The Setting – This is about a recent traffic calming street redesign in a residential area but one with major traffic arteries – Partridge St. and Woodlawn Ave.
The Scene – In the specific location there is: the Woodlawn Park Basketball Court, Albany Babe Ruth, National Little league, and Woodlawn Park Playground. The court is constantly in use. In non-COVID-19 baseball season, players and families pack the streets and grounds. Temporary signage goes out on game days to slow motor vehicle through traffic. Both Woodlawn and Partridge are “cut-through” streets connecting New Scotland Ave., Lake Ave. Main Ave., Western Ave., Washington Ave., and Central Ave.
Area Overview Prior to Redesign
Neckdown or Bulbout/Bumpout Looking South East at Glenwood
Close Up View
The Project – The City of Albany installed a “neck down,” “bulbout,” or “bumpout” mid-block to facilitate safe crossing at Glenwood St. From the National Association of City Transportation Officials, “Previous Studies on Effects of Bulbouts and Street Narrowing – The purpose of a bulbout (also known as a choker, curb bulb, neckdown, nub, or gateway) is reduction of the width of vehicle travel way at an intersection or a mid-block pedestrian crossing.
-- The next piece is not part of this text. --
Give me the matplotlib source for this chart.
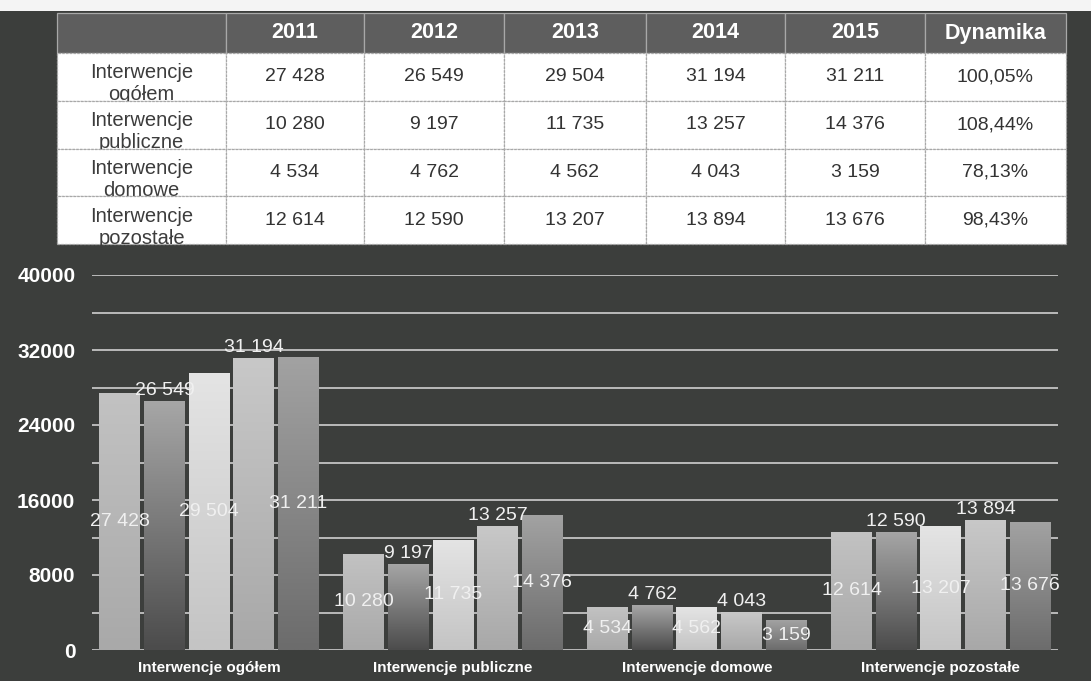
import numpy as np
import matplotlib.pyplot as plt
from matplotlib.patches import Rectangle
from matplotlib.colors import LinearSegmentedColormap
from matplotlib.transforms import Affine2D

plt.rcParams['font.family'] = ['Liberation Sans', 'DejaVu Sans']

# Data
years = ['2011', '2012', '2013', '2014', '2015']
categories = ['Interwencje ogółem', 'Interwencje publiczne',
              'Interwencje domowe', 'Interwencje pozostałe']
row_labels = ['Interwencje\nogółem', 'Interwencje\npubliczne',
              'Interwencje\ndomowe', 'Interwencje\npozostałe']
v2011 = [27428, 10280, 4534, 12614]
v2012 = [26549, 9197, 4762, 12590]
v2013 = [29504, 11735, 4562, 13207]
v2014 = [31194, 13257, 4043, 13894]
v2015 = [31211, 14376, 3159, 13676]
dynamika = ['100,05%', '108,44%', '78,13%', '98,43%']
yticks = [0, 8000, 16000, 24000, 32000, 40000]

series = [v2011, v2012, v2013, v2014, v2015]

# bar gradients (top colour, bottom colour) per year
grad = [('#c2c2c2', '#a9a9a9'),
        ('#a6a6a6', '#4c4c4c'),
        ('#e4e4e4', '#c4c4c4'),
        ('#c8c8c8', '#a8a8a8'),
        ('#a2a2a2', '#6c6c6c')]
# label placement: inside (middle) or above bar top
inside = [True, False, True, False, True]

W, H = 1091, 681
bg = '#3c3e3c'
fig = plt.figure(figsize=(W / 100, H / 100), dpi=100, facecolor=bg)

# scanned white margin at the top
fig.patches.append(Rectangle((0, (H - 11) / H), 1, 11 / H, transform=fig.transFigure,
                             facecolor='#f4f4f4', edgecolor='none', zorder=0))

def fmt(v):
    return f"{v:,}".replace(",", " ")

# ---------- table ----------
ax_t = fig.add_axes([57 / W, (H - 244) / H, (1066 - 57) / W, 231 / H])
ax_t.axis('off')
cell_text = []
for i in range(len(categories)):
    cell_text.append([row_labels[i]] + [fmt(s[i]) for s in series] + [dynamika[i]])
col_labels = [''] + years + ['Dynamika']
col_w = [169, 138, 140, 142, 139, 140, 141]
tbl = ax_t.table(cellText=cell_text, colLabels=col_labels,
                 colWidths=[w / sum(col_w) for w in col_w],
                 cellLoc='center', bbox=[0, 0, 1, 1])
tbl.auto_set_font_size(False)
for (r, c), cell in tbl.get_celld().items():
    cell.set_edgecolor('#a8a8a8')
    cell.set_linewidth(0.9)
    if r == 0:
        cell.set_height(40)
        cell.set_facecolor('#5e5e5e')
        cell.get_text().set_color('white')
        cell.get_text().set_fontweight('bold')
        cell.get_text().set_fontsize(15.5)
    else:
        cell.set_height(47.75)
        cell.set_facecolor('white')
        cell.set_linestyle((0, (2, 1)))
        cell.get_text().set_color('#333333')
        cell.get_text().set_fontsize(14)
        if c == 0:
            cell.get_text().set_fontsize(14.5)
            cell.get_text().set_color('#3c3c3c')
            cell.get_text().set_linespacing(1.2)
            cell.get_text().set_transform(Affine2D().translate(0, -7))

# ---------- bar chart ----------
ax = fig.add_axes([92 / W, (H - 650) / H, (1058 - 92) / W, 375 / H])
ax.set_facecolor(bg)
for s in ax.spines.values():
    s.set_visible(False)

x = np.arange(len(categories))
n = len(years)
pitch = 44.7 / 244
bw = 41 / 244

for j, vals in enumerate(series):
    pos = x + (j - (n - 1) / 2) * pitch
    bars = ax.bar(pos, vals, width=bw, color=grad[j][1], zorder=3, linewidth=0)
    cmap = LinearSegmentedColormap.from_list(f'g{j}', [grad[j][1], grad[j][0]])
    for b, v in zip(bars, vals):
        x0, y0 = b.get_x(), b.get_y()
        im = ax.imshow(np.linspace(0, 1, 100).reshape(-1, 1), cmap=cmap, origin='lower',
                       extent=[x0, x0 + b.get_width(), y0, y0 + b.get_height()],
                       aspect='auto', zorder=3.5)
        im.set_clip_path(b)
        cx = x0 + b.get_width() / 2
        if inside[j]:
            ax.text(cx, v / 2, fmt(v), ha='center', va='center', color='#f0f0f0',
                    fontsize=14, zorder=5)
        else:
            ax.text(cx, v + 200, fmt(v), ha='center', va='bottom', color='#f0f0f0',
                    fontsize=14, zorder=5)

ax.set_xlim(-0.48, 3.48)
ax.set_ylim(0, 40000)
ax.set_yticks(yticks)
ax.set_yticks(np.arange(4000, 40000, 8000), minor=True)
ax.grid(axis='y', which='both', color='#cfcfcf', linewidth=1.2, zorder=1)
ax.tick_params(axis='y', which='both', length=0, pad=12, labelsize=15,
               labelcolor='white')
for t in ax.get_yticklabels():
    t.set_fontweight('bold')
ax.set_xticks(x)
ax.set_xticklabels(categories, fontweight='bold', fontsize=11, color='white')
ax.tick_params(axis='x', length=0, pad=8)

plt.savefig('out.png', dpi=100, facecolor=bg)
Bulbouts shorten the street crossing distance for pedestrians, may slow vehicle speeds, and provide pedestrians and motorists with an improved view of one another, thereby reducing the risk of a motor vehicle–pedestrian collision.” [SOURCE: https://nacto.org/docs/usdg/effects_traffic_calming_on_ped_motorist_behavior_huang.pdf ]
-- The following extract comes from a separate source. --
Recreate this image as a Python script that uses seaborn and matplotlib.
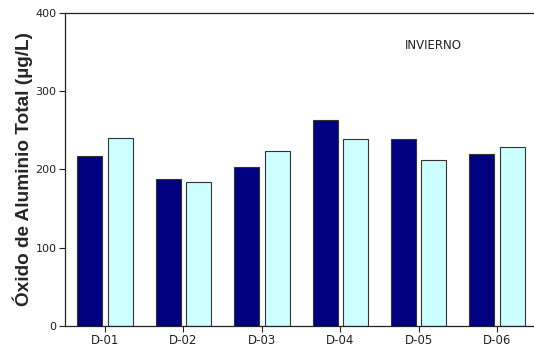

Neckdown Looking North West at Glenwood from Partridge
Not only do the bulbouts reduce pedestrian travel distance, but they also provide a visible warning of their presence. Notably, the motor vehicle lane width is now 11 ft. (as should be the maximum lane width anywhere in the city). From observation, this is more than adequate for cars passing through and would not hinder first-responder vehicles. This is a heavily traveled street. While the feature is new to people in cars, they are definitely responsive to the new stop signs and narrowed road. As regular travelers become accustomed to the neckdown, speed and “pause-and-go” likely will increase. (Previously, there were no stop signs on Woodlawn at Glenwood.)
Plenty of Room – Brake Lights “On”
Why Not Elsewhere? – By comparison, Central Ave.’s curb-to-curb distance runs around 67 ft. With 2 7-ft. parking lanes, the motor vehicle travel lanes occupy 53 ft. or 12-13 ft. per lane. Wide enough? Can there be any question why this design determines the speed for people in cars vs. the posted (and theoretical) 30 MPH limit? One might guess that within a block on either side of the commercial district of Central Ave. from, say, King St. to Washington Ave. there are thousands of residents, many of whom will need to cross Central Ave. There are plenty of other opportunities within the city to “neck down” pedestrian crossings. It can be done!